UC Davis neonatologist Mark Underwood is searching for ways to prevent a potentially deadly intestinal disease called necrotizing enterocolitis (NEC) from occurring. The disease often strikes babies born too early.
"For premature infants, necrotizing enterocolitis is a common, devastating condition, and we have very limited options for treating it," says Underwood, assistant clinical professor of neonatology.
No one knows what exactly causes NEC, though physicians believe the intestine's inflammatory response is triggered by an imbalance in gut bacteria. So, Underwood has designed a clinical trial aimed at creating that healthy bacterial balance. The trial will determine the best mixture of pre- and probiotic supplements to give to premature infants to prevent NEC.

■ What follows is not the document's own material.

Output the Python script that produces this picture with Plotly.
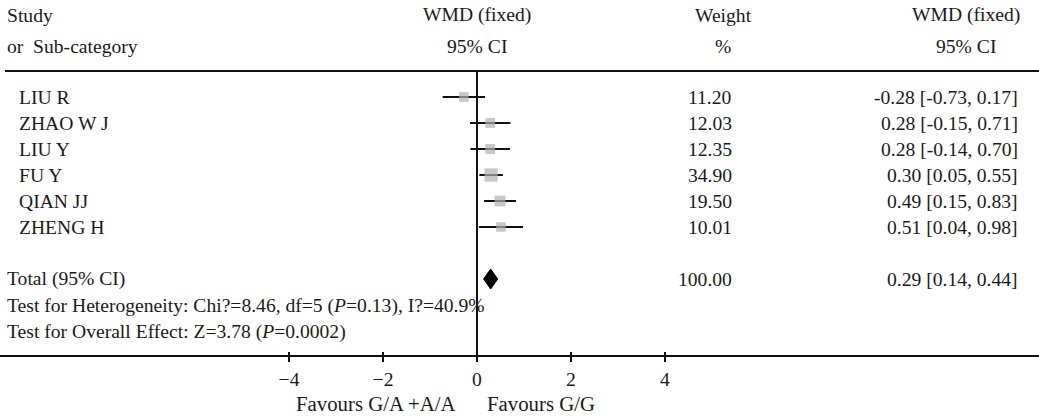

Probiotics are beneficial bacteria found in various foods. Common strains include the Lactobacillis and Bifidobacterium families of bacteria. Prebiotics are nondigestible foods that make their way through the digestive system and help good bacteria grow and flourish.
Underwood recommends that mothers of premature infants breastfeed (or pump their milk for NICU staff use to feed the babies). Studies have shown that pre-term infants are less likely to develop NEC and the life-threatening intestinal perforations associated with it if they have previously been fed breast milk.
"When we are talking life or death, even a few percentage points matter," Underwood says.
Still, breast milk does not completely prevent NEC from developing in the first place.
That may be, Underwood says, because mother's milk is designed for term babies and may not have the healthiest percentage of prebiotics to support growth of healthy bacteria in pre-term babies' intestines prone to developing NEC.
"It would be wonderful to be able to find a way to prevent this debilitating disease in infants and we believe that pre- and probiotics are a safe and effective way to do that."